Setting:
In my study, each of three readers (A
, B
,C
) applies three different qualitative scores (score1
, score2
, score3
, each an ordinal scale) to the same set of 95 cases. score1
for example is a score how the reader rates the severity of a case (1 = not severe, 10 = extremely severe).
For some of the cases (in the example data case 92-95) they apply the score multiple times (i.e., at different time points without a special event between the time points).
Example data:
library("lme4")
#> Loading required package: Matrix
# example data
set.seed(1)
df <- data.frame(reader=rep(c("A","B","C"),each=100),
case=rep((c(rep(1:91),92,92,93,93,94,94,95,95,95)),3),
score1=sample(1:10,300,replace=TRUE),
score2=sample(5:10,300,replace=TRUE),
score3=sample(2:10,300,replace=TRUE),
class=sample(0:1,300,replace=TRUE))
str(df)
#> 'data.frame': 300 obs. of 6 variables:
#> $ reader: chr "A" "A" "A" "A" ...
#> $ case : num 1 2 3 4 5 6 7 8 9 10 ...
#> $ score1: int 9 4 7 1 2 7 2 3 1 5 ...
#> $ score2: int 5 8 8 9 8 5 9 10 9 6 ...
#> $ score3: int 5 6 7 5 3 2 4 2 4 3 ...
#> $ class : int 0 1 1 1 1 1 1 1 0 1 ...
Created on 2022-02-23 by the reprex package (v2.0.1)
Aim:
Now I would like to investigate the association between the scores1-3
(independent variables) and a class
(dependent variable, 1 or 0).
I could do this with a simple logistic regression in R
:
glm(class ~ score1 + score2 + score3, family="binomial", data = df)
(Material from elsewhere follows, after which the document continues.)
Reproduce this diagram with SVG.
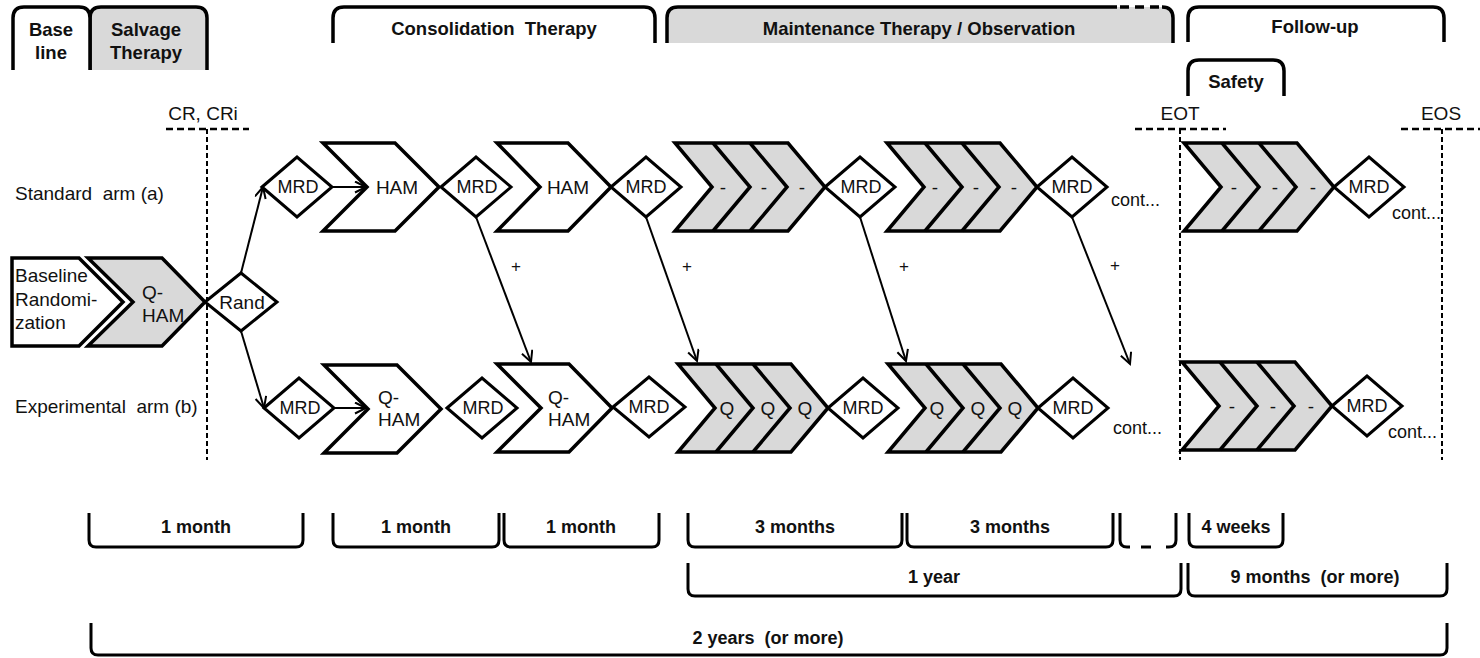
<svg xmlns="http://www.w3.org/2000/svg" width="1480" height="658" viewBox="0 0 1480 658">
<style>
text{font-family:"Liberation Sans",Arial,sans-serif;fill:#111}
.h{font-weight:bold;font-size:18.5px;text-anchor:middle}
.d{font-weight:bold;font-size:18px;text-anchor:middle}
.n{font-size:19px}
.c{font-size:19px;text-anchor:middle}
.m{font-size:18px;text-anchor:middle}
.p{font-size:17px;text-anchor:middle}
.tab{stroke:#000;stroke-width:3.5;fill:#fff}
.tabg{stroke:#000;stroke-width:3.5;fill:#d9d9d9}
.ch{stroke:#000;stroke-width:3.5;fill:#fff;stroke-linejoin:miter}
.chg{stroke:#000;stroke-width:3.5;fill:#d9d9d9;stroke-linejoin:miter}
.il{stroke:#000;stroke-width:3.5;fill:none}
.dia{stroke:#000;stroke-width:3;fill:#fff;stroke-linejoin:miter}
.br{stroke:#000;stroke-width:3;fill:none}
.vd{stroke:#000;stroke-width:2;stroke-dasharray:5 3;fill:none}
.hd{stroke:#000;stroke-width:2.5;stroke-dasharray:7 4;fill:none}
.ar{stroke:#000;stroke-width:2;fill:none;marker-end:url(#ah)}
</style>
<defs>
<marker id="ah" markerUnits="userSpaceOnUse" markerWidth="16" markerHeight="16" refX="12" refY="6" orient="auto">
<path d="M1,0.5 L12,6 L1,11.5" fill="none" stroke="#000" stroke-width="2"/>
</marker>
</defs>

<!-- header tabs -->
<g id="tab-salvage">
<path class="tabg" d="M90,70 L90,18 Q90,7 101,7 L196,7 Q207,7 207,18 L207,70"/>
<text class="h" x="146" y="36">Salvage</text>
<text class="h" x="146" y="59">Therapy</text>
</g>
<g id="tab-baseline">
<path class="tab" d="M13,70 L13,18 Q13,7 24,7 L79,7 Q90,7 90,18 L90,70"/>
<text class="h" x="51" y="36">Base</text>
<text class="h" x="51" y="59">line</text>
</g>
<g id="tab-consolidation">
<path class="tab" d="M333,43 L333,18 Q333,7 344,7 L644,7 Q655,7 655,18 L655,43"/>
<text class="h" x="494" y="35" xml:space="preserve">Consolidation  Therapy</text>
</g>
<g id="tab-maintenance">
<path d="M667,43 L667,18 Q667,7 678,7 L1162,7 Q1173,7 1173,18 L1173,43 Z" fill="#d9d9d9"/>
<path class="br" style="stroke-width:3.5" d="M667,43 L667,18 Q667,7 678,7 L1117,7"/>
<path class="br" style="stroke-width:3.5;stroke-dasharray:9 6" d="M1120,7 L1160,7"/>
<path class="br" style="stroke-width:3.5" d="M1162,7 Q1173,7 1173,18 L1173,43"/>
<text class="h" x="919" y="35">Maintenance Therapy / Observation</text>
</g>
<g id="tab-followup">
<path class="tab" d="M1188,42 L1188,18 Q1188,7 1199,7 L1433,7 Q1444,7 1444,18 L1444,42"/>
<text class="h" x="1315" y="33">Follow-up</text>
</g>
<g id="tab-safety">
<path class="tab" d="M1188,96 L1188,71 Q1188,60 1199,60 L1273,60 Q1284,60 1284,71 L1284,96"/>
<text class="h" x="1236" y="88">Safety</text>
</g>

<!-- milestones -->
<g id="ms-cr">
<text class="c" x="203" y="120">CR, CRi</text>
<path class="hd" d="M166,129 L249,129"/>
<path class="vd" d="M207,129 L207,460"/>
</g>
<g id="ms-eot">
<text class="c" x="1180" y="120">EOT</text>
<path class="hd" d="M1135,129 L1226,129"/>
<path class="vd" d="M1180,129 L1180,460"/>
</g>
<g id="ms-eos">
<text class="c" x="1441" y="120">EOS</text>
<path class="hd" d="M1401,129 L1480,129"/>
<path class="vd" d="M1442,129 L1442,460"/>
</g>

<!-- arm labels -->
<g id="lbl-standard"><text class="n" x="15" y="200" xml:space="preserve">Standard  arm (a)</text></g>
<g id="lbl-experimental"><text class="n" x="15" y="413" xml:space="preserve">Experimental  arm (b)</text></g>

<!-- baseline and salvage -->
<g id="n-baseline">
<polygon class="ch" points="12,258 79,258 123,302 79,346 12,346"/>
<text class="n" x="15" y="282">Baseline</text>
<text class="n" x="15" y="306">Randomi-</text>
<text class="n" x="15" y="329">zation</text>
</g>
<g id="n-salvage-qham">
<polygon class="chg" points="88,258 162,258 205,302 162,346 88,346 133,302"/>
<text class="n" x="142" y="299">Q-</text>
<text class="n" x="142" y="322">HAM</text>
</g>
<g id="n-rand">
<polygon class="dia" points="205,302 241,273 277,302 241,331"/>
<text class="c" x="242" y="309">Rand</text>
</g>

<!-- standard arm -->
<g id="a-mrd1"><polygon class="dia" points="262,187 297,157 332,187 297,217"/><text class="m" x="298" y="193">MRD</text></g>
<g id="a-ham1"><polygon class="ch" points="323,143 395,143 439,187 395,231 323,231 367,187"/><text class="c" x="397" y="194">HAM</text></g>
<g id="a-mrd2"><polygon class="dia" points="441,187 476,157 511,187 476,217"/><text class="m" x="477" y="193">MRD</text></g>
<g id="a-ham2"><polygon class="ch" points="497,143 568,143 611,187 568,231 497,231 540,187"/><text class="c" x="568" y="194">HAM</text></g>
<g id="a-mrd3"><polygon class="dia" points="611,187 646,157 681,187 646,217"/><text class="m" x="646" y="193">MRD</text></g>
<g id="a-maint1">
<polygon class="chg" points="675,143 788,143 825,187 788,231 675,231 712,187"/>
<polyline class="il" points="713,143 750,187 713,231"/>
<polyline class="il" points="750,143 787,187 750,231"/>
<text class="c" x="723" y="194">-</text><text class="c" x="764" y="194">-</text><text class="c" x="802" y="194">-</text>
</g>
<g id="a-mrd4"><polygon class="dia" points="825,187 860,157 895,187 860,217"/><text class="m" x="861" y="193">MRD</text></g>
<g id="a-maint2">
<polygon class="chg" points="887,143 1000,143 1037,187 1000,231 887,231 924,187"/>
<polyline class="il" points="925,143 962,187 925,231"/>
<polyline class="il" points="962,143 999,187 962,231"/>
<text class="c" x="935" y="194">-</text><text class="c" x="976" y="194">-</text><text class="c" x="1014" y="194">-</text>
</g>
<g id="a-mrd5"><polygon class="dia" points="1037,187 1072,157 1107,187 1072,217"/><text class="m" x="1072" y="193">MRD</text></g>
<g id="a-cont1"><text class="n" x="1111" y="206" style="font-size:18px">cont...</text></g>
<g id="a-fu">
<polygon class="chg" points="1184,143 1297,143 1334,187 1297,231 1184,231 1221,187"/>
<polyline class="il" points="1222,143 1259,187 1222,231"/>
<polyline class="il" points="1259,143 1296,187 1259,231"/>
<text class="c" x="1234" y="194">-</text><text class="c" x="1275" y="194">-</text><text class="c" x="1313" y="194">-</text>
</g>
<g id="a-mrd6"><polygon class="dia" points="1334,187 1369,157 1404,187 1369,217"/><text class="m" x="1369" y="193">MRD</text></g>
<g id="a-cont2"><text class="n" x="1392" y="219" style="font-size:18px">cont...</text></g>

<!-- experimental arm -->
<g id="b-mrd1"><polygon class="dia" points="264,408 299,378 334,408 299,438"/><text class="m" x="300" y="414">MRD</text></g>
<g id="b-qham1"><polygon class="ch" points="324,365 397,365 441,409 397,453 324,453 368,409"/><text class="n" x="378" y="404">Q-</text><text class="n" x="378" y="426">HAM</text></g>
<g id="b-mrd2"><polygon class="dia" points="447,408 482,378 517,408 482,438"/><text class="m" x="483" y="414">MRD</text></g>
<g id="b-qham2"><polygon class="ch" points="497,364 569,364 612,408 569,452 497,452 541,408"/><text class="n" x="548" y="404">Q-</text><text class="n" x="548" y="426">HAM</text></g>
<g id="b-mrd3"><polygon class="dia" points="613,407 649,377 685,407 649,437"/><text class="m" x="649" y="413">MRD</text></g>
<g id="b-maint1">
<polygon class="chg" points="678,364 791,364 828,408 791,452 678,452 715,408"/>
<polyline class="il" points="716,364 753,408 716,452"/>
<polyline class="il" points="753,364 790,408 753,452"/>
<text class="c" x="727" y="415">Q</text><text class="c" x="768" y="415">Q</text><text class="c" x="805" y="415">Q</text>
</g>
<g id="b-mrd4"><polygon class="dia" points="828,408 863,378 898,408 863,438"/><text class="m" x="863" y="414">MRD</text></g>
<g id="b-maint2">
<polygon class="chg" points="888,364 1001,364 1038,408 1001,452 888,452 925,408"/>
<polyline class="il" points="926,364 963,408 926,452"/>
<polyline class="il" points="963,364 1000,408 963,452"/>
<text class="c" x="937" y="415">Q</text><text class="c" x="978" y="415">Q</text><text class="c" x="1015" y="415">Q</text>
</g>
<g id="b-mrd5"><polygon class="dia" points="1038,408 1073,378 1108,408 1073,438"/><text class="m" x="1073" y="414">MRD</text></g>
<g id="b-cont1"><text class="n" x="1113" y="434" style="font-size:18px">cont...</text></g>
<g id="b-fu">
<polygon class="chg" points="1182,362 1295,362 1332,406 1295,450 1182,450 1219,406"/>
<polyline class="il" points="1220,362 1257,406 1220,450"/>
<polyline class="il" points="1257,362 1294,406 1257,450"/>
<text class="c" x="1232" y="413">-</text><text class="c" x="1273" y="413">-</text><text class="c" x="1311" y="413">-</text>
</g>
<g id="b-mrd6"><polygon class="dia" points="1332,406 1367,376 1402,406 1367,436"/><text class="m" x="1367" y="412">MRD</text></g>
<g id="b-cont2"><text class="n" x="1388" y="438" style="font-size:18px">cont...</text></g>

<!-- connectors -->
<g id="connectors">
<path class="ar" d="M241,273 L263,187"/>
<path class="ar" d="M241,331 L264,408"/>
<path class="ar" d="M332,187 L366,187"/>
<path class="ar" d="M334,408 L366,408"/>
<path class="ar" d="M476,217 L531,362"/>
<path class="ar" d="M646,217 L697,361"/>
<path class="ar" d="M860,217 L906,361"/>
<path class="ar" d="M1072,217 L1130,364"/>
<text class="p" x="516" y="272">+</text>
<text class="p" x="687" y="272">+</text>
<text class="p" x="904" y="272">+</text>
<text class="p" x="1115" y="271">+</text>
</g>

<!-- duration brackets -->
<g id="dur-1">
<path class="br" d="M89,513 L89,540 Q89,547 96,547 L296,547 Q303,547 303,540 L303,513"/>
<text class="d" x="196" y="533">1 month</text>
</g>
<g id="dur-2">
<path class="br" d="M333,513 L333,540 Q333,547 340,547 L492,547 Q499,547 499,540 L499,513"/>
<text class="d" x="416" y="533">1 month</text>
</g>
<g id="dur-3">
<path class="br" d="M504,513 L504,540 Q504,547 511,547 L652,547 Q659,547 659,540 L659,513"/>
<text class="d" x="581" y="533">1 month</text>
</g>
<g id="dur-4">
<path class="br" d="M688,513 L688,540 Q688,547 695,547 L895,547 Q902,547 902,540 L902,513"/>
<text class="d" x="795" y="533">3 months</text>
</g>
<g id="dur-5">
<path class="br" d="M907,513 L907,540 Q907,547 914,547 L1106,547 Q1113,547 1113,540 L1113,513"/>
<text class="d" x="1010" y="533">3 months</text>
</g>
<g id="dur-6">
<path class="br" d="M1120,513 L1120,540 Q1120,547 1127,547 L1130,547"/>
<path class="br" d="M1141,547 L1151,547"/>
<path class="br" d="M1166,547 L1169,547 Q1176,547 1176,540 L1176,513"/>
</g>
<g id="dur-7">
<path class="br" d="M1189,513 L1189,540 Q1189,547 1196,547 L1276,547 Q1283,547 1283,540 L1283,513"/>
<text class="d" x="1236" y="533">4 weeks</text>
</g>
<g id="dur-8">
<path class="br" d="M688,563 L688,589 Q688,596 695,596 L1174,596 Q1181,596 1181,589 L1181,563"/>
<text class="d" x="934" y="583">1 year</text>
</g>
<g id="dur-9">
<path class="br" d="M1188,563 L1188,589 Q1188,596 1195,596 L1440,596 Q1447,596 1447,589 L1447,563"/>
<text class="d" x="1315" y="583" xml:space="preserve">9 months  (or more)</text>
</g>
<g id="dur-10">
<path class="br" d="M91,623 L91,648 Q91,655 98,655 L1440,655 Q1447,655 1447,648 L1447,623"/>
<text class="d" x="768" y="644" xml:space="preserve">2 years  (or more)</text>
</g>
</svg>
However, since the data is clustered/nested, I think I get too low p-values for the independent variables.
Question:
What analyisis is most appropriate to meet the level of nesting of my data?
My solutions:
Averaging
Average eachscore1-3
among the readers and among the cases with multiple measurements and perform a simple logistic regression as mentioned above.
Use a mixed-effects model
I found some advice for nested data: Mixed Effects Model with Nesting and What is the difference between fixed effect, random effect and mixed effect models?
However, since I am new to mixed-effects models I am sure which variable should be considered as fixed and random:
Only reader as random effect
mod1 <- glmer(class ~ score1 + score2 + score3+ (1|reader), family="binomial", data = df)
#> boundary (singular) fit: see help('isSingular')
Reader and case as random effect
mod2 <- glmer(class ~ score1 + score2 + score3+ (1|reader/case), family="binomial", data = df)
#> boundary (singular) fit: see help('isSingular')
I think I get the warning boundary (singular) fit: see help('isSingular')
because the effects are very small in the test data.